Hard To Say Goodbye, My Love by The Cast of Dreamgirls
“It’s not that I don’t love you deeply. You were my family. It’s just that I’m feeling there’s so much more waiting out there for you and me…”
Ah yes another musical number. I can’t deny the theatre kid in me. This song really feels like appropriate here. I was in this show my sophomore year of high school and I remember being in a really low point during the rehearsals period (that’s a playlist for another day I think). When we were closing this musical, I remember feeling so accomplished and like it carried me into a brighter time. And that’s exactly what it’s doing for me now. It’s so hard to say goodbye to my ex and especially my last job…but I can’t help but wonder about the bigger world waiting for me.
Unwritten by Natasha Bedingfield
“Drench yourself in words unspoken. Live your life with arms wide open.

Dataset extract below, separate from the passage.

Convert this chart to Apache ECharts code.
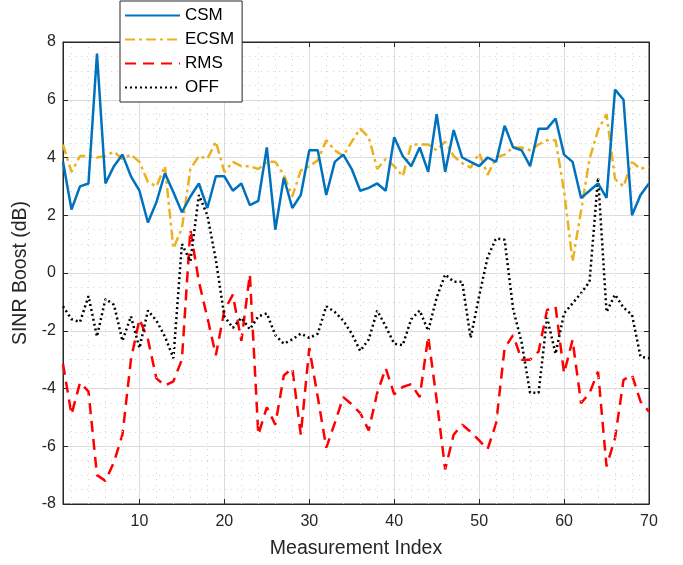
<!DOCTYPE html>
<html>
<head>
<meta charset="utf-8">
<script src="https://cdn.jsdelivr.net/npm/echarts@6/dist/echarts.min.js"></script>
<style>html,body{margin:0;padding:0;background:#fff;}#c{width:683px;height:565px;}</style>
</head>
<body>
<div id="c"></div>
<script>
var xIndex = [];
for (var i = 1; i <= 70; i++) xIndex.push(i);

var csm = [3.85,2.2,3.0,3.1,7.6,3.1,3.7,4.1,3.35,2.85,
  1.75,2.45,3.45,2.8,2.1,2.65,3.1,2.25,3.35,3.35,
  2.85,3.1,2.35,2.5,4.35,1.5,3.3,2.25,2.7,4.25,
  4.25,2.7,3.85,4.1,3.6,2.85,2.95,3.1,2.85,4.7,
  4.05,3.7,4.35,3.5,5.5,3.5,4.95,4.0,3.85,3.7,
  4.0,3.85,5.1,4.35,4.25,3.7,5.0,5.0,5.35,4.1,
  3.85,2.6,2.85,3.1,2.6,6.35,6.0,2.0,2.7,3.1];

var ecsm = [4.45,3.5,4.05,4.05,4.0,4.05,4.2,3.95,4.1,3.85,
  3.15,3.0,3.7,0.85,1.55,3.6,4.05,3.95,4.55,3.5,
  3.85,3.7,3.7,3.6,3.85,3.85,3.4,2.65,3.55,3.7,
  3.9,4.6,4.25,4.05,4.55,5.0,4.7,3.6,3.95,3.7,
  3.35,4.45,4.45,4.45,4.25,4.55,4.05,3.8,3.65,4.15,
  3.4,4.0,4.1,4.35,4.35,4.25,4.45,4.6,4.6,2.85,
  0.4,2.15,3.95,4.95,5.5,3.25,3.0,3.85,3.6,3.7];

var rms = [-3.15,-4.9,-3.8,-4.1,-7.0,-7.2,-6.55,-5.6,-3.0,-1.6,
  -2.3,-3.65,-3.9,-3.75,-3.0,1.5,-0.3,-1.55,-2.85,-1.3,
  -0.75,-2.35,-0.05,-5.6,-4.65,-5.25,-3.55,-3.3,-5.6,-2.6,
  -4.3,-6.05,-5.2,-4.3,-4.55,-4.85,-5.45,-4.15,-3.3,-4.2,
  -3.95,-3.85,-4.3,-2.2,-4.4,-6.8,-5.6,-5.25,-5.5,-5.8,
  -6.1,-5.2,-2.6,-2.15,-3.0,-3.0,-2.72,-1.28,-1.17,-3.47,
  -2.32,-4.51,-4.16,-3.41,-6.7,-5.72,-3.7,-3.53,-4.45,-4.8];

var off = [-1.15,-1.6,-1.7,-0.8,-2.2,-0.9,-1.1,-2.35,-1.5,-2.6,
  -1.3,-1.65,-2.2,-2.95,1.0,0.4,2.7,2.0,0.45,-1.5,
  -1.9,-1.55,-1.95,-1.5,-1.4,-2.15,-2.45,-2.3,-2.1,-2.25,
  -2.1,-1.15,-1.35,-1.65,-2.1,-2.7,-2.3,-1.3,-1.85,-2.45,
  -2.5,-1.6,-1.3,-2.0,-0.85,-0.05,-0.3,-0.3,-2.25,-0.8,
  0.55,1.2,1.15,-1.25,-2.4,-4.15,-4.15,-1.55,-2.8,-1.4,
  -1.05,-0.7,-0.3,3.3,-1.35,-0.75,-1.2,-1.45,-2.9,-2.95];

var xMinorGrid = [];
for (var m = 2; m < 70; m += 2) if (m % 10 !== 0) xMinorGrid.push(m);

function pairs(arr) { return arr.map(function (v, k) { return [xIndex[k], v]; }); }

var FONT = 'Liberation Sans, Arial, sans-serif';
var chart = echarts.init(document.getElementById('c'), null, {renderer: 'canvas'});
var axisColor = '#262626';
var minorStyle = {color: '#d4d4d4', width: 1, type: [1, 5]};
chart.setOption({
  animation: false,
  backgroundColor: '#ffffff',
  grid: {left: 63, right: 34, top: 42, bottom: 61, show: true, borderColor: axisColor, borderWidth: 1, backgroundColor: 'transparent'},
  legend: {
    left: 120, top: 1, orient: 'vertical',
    backgroundColor: '#ffffff', borderColor: axisColor, borderWidth: 1,
    padding: [6, 8, 6, 4], itemWidth: 55, itemHeight: 14, itemGap: 7,
    textStyle: {fontFamily: FONT, fontSize: 17, color: '#000'},
    itemStyle: {opacity: 0},
    z: 20,
    data: ['CSM', 'ECSM', 'RMS', 'OFF']
  },
  xAxis: [{
    type: 'value', min: 1, max: 70, splitNumber: 7,
    name: 'Measurement Index', nameLocation: 'middle', nameGap: 35,
    nameTextStyle: {fontFamily: FONT, fontSize: 19.5, color: axisColor},
    axisLine: {show: true, onZero: false, lineStyle: {color: axisColor}},
    axisTick: {show: true, inside: true, length: 5, lineStyle: {color: axisColor}},
    axisLabel: {showMinLabel: false, margin: 10, fontFamily: FONT, fontSize: 16, color: axisColor},
    splitLine: {show: true, lineStyle: {color: '#dcdcdc', width: 1}}
  }, {
    type: 'value', min: 1, max: 70, splitNumber: 7, position: 'top',
    axisLine: {show: true, onZero: false, lineStyle: {color: axisColor}},
    axisTick: {show: true, inside: true, length: 5, lineStyle: {color: axisColor}},
    axisLabel: {show: false}, splitLine: {show: false}
  }],
  yAxis: [{
    type: 'value', min: -8, max: 8, interval: 2,
    name: 'SINR Boost (dB)', nameLocation: 'middle', nameGap: 26,
    nameTextStyle: {fontFamily: FONT, fontSize: 19.5, color: axisColor},
    axisLine: {show: true, onZero: false, lineStyle: {color: axisColor}},
    axisTick: {show: true, inside: true, length: 5, lineStyle: {color: axisColor}},
    axisLabel: {margin: 7, fontFamily: FONT, fontSize: 16, color: axisColor},
    splitLine: {show: true, lineStyle: {color: '#dcdcdc', width: 1}},
    minorTick: {show: false, splitNumber: 4},
    minorSplitLine: {show: true, lineStyle: minorStyle}
  }, {
    type: 'value', min: -8, max: 8, interval: 2, position: 'right',
    axisLine: {show: true, onZero: false, lineStyle: {color: axisColor}},
    axisTick: {show: true, inside: true, length: 5, lineStyle: {color: axisColor}},
    axisLabel: {show: false}, splitLine: {show: false}
  }],
  series: [
    {
      name: 'minor', type: 'line', data: [], silent: true, z: 1,
      markLine: {
        silent: true, symbol: 'none', label: {show: false}, animation: false,
        lineStyle: minorStyle,
        data: xMinorGrid.map(function (v) { return {xAxis: v}; })
      }
    },
    {name: 'CSM', type: 'line', data: pairs(csm), showSymbol: false, symbol: 'none', z: 5,
      lineStyle: {color: '#0072BD', width: 2.5}, itemStyle: {color: '#0072BD'}},
    {name: 'ECSM', type: 'line', data: pairs(ecsm), showSymbol: false, symbol: 'none', z: 4,
      lineStyle: {color: '#EDB120', width: 2.5, type: [10, 4, 3, 4]}, itemStyle: {color: '#EDB120'}},
    {name: 'RMS', type: 'line', data: pairs(rms), showSymbol: false, symbol: 'none', z: 3,
      lineStyle: {color: '#FF0000', width: 2.5, type: [11, 7]}, itemStyle: {color: '#FF0000'}},
    {name: 'OFF', type: 'line', data: pairs(off), showSymbol: false, symbol: 'none', z: 3,
      lineStyle: {color: '#000000', width: 2.5, type: [2, 3]}, itemStyle: {color: '#000000'}}
  ]
});
</script>
</body>
</html>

Today is where your book begins, the rest is still unwritten…”
A classic graduation song, this one really captures the energy I’m approaching this summer with. It’s also really funny since my old big boss at my last job, Joey, got me on the wavelength with this song by commenting on my big IG post. But this song really is the end credits song here. I’m literally getting on a plane to London and Paris for the first time tomorrow and it’s as if it truly is the beginning of a new, exciting chapter. I still have so many goals to accomplish like putting out my music and going to live abroad for a bit and it feels kind of good to realize that even with major endings, there’s still so much to hope for.